Copy out each line of the material below that holds the string "matplotlib".

— START COLLECTED DATA —

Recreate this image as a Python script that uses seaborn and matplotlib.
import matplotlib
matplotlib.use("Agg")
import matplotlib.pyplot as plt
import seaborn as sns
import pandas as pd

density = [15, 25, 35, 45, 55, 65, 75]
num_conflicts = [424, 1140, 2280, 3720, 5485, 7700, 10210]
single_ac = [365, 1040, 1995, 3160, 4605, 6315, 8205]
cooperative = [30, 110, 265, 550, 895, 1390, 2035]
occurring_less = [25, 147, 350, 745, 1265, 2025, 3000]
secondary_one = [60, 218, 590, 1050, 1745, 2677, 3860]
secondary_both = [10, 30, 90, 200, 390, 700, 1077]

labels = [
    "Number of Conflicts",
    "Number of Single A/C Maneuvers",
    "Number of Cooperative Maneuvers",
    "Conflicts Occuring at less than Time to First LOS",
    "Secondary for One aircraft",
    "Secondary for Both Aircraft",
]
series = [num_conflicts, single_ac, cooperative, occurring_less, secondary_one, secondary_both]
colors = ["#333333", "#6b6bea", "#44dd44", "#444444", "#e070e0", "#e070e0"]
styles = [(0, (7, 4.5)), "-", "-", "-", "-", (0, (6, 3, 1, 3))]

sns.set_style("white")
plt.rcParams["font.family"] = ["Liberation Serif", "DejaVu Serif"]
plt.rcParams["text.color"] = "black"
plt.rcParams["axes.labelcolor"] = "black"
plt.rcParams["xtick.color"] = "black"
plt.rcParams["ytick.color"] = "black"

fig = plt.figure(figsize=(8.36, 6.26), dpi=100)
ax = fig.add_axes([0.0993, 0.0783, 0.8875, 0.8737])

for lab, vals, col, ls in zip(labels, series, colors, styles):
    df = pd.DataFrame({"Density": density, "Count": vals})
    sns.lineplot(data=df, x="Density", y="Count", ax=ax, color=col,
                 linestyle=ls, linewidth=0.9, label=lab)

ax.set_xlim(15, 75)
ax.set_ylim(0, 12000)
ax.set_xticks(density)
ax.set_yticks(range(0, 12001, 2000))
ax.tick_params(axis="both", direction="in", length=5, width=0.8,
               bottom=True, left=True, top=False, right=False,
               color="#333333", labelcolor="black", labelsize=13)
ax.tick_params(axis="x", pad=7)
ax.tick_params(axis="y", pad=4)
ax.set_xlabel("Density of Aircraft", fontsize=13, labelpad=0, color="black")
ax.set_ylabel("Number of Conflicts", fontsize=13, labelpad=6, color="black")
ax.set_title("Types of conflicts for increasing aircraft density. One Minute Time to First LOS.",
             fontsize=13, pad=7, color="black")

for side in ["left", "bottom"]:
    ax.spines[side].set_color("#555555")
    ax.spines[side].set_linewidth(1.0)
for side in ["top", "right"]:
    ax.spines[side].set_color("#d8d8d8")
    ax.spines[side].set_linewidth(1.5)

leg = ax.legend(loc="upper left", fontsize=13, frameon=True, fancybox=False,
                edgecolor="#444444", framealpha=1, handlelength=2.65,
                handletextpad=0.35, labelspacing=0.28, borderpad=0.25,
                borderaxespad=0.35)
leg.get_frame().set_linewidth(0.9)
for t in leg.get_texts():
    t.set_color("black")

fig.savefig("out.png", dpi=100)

— END COLLECTED DATA —

§ SOLUTION TO THIS EXERCISE:
Recreate this image as a Python script that uses seaborn and matplotlib.
import matplotlib
matplotlib.use("Agg")
import matplotlib.pyplot as plt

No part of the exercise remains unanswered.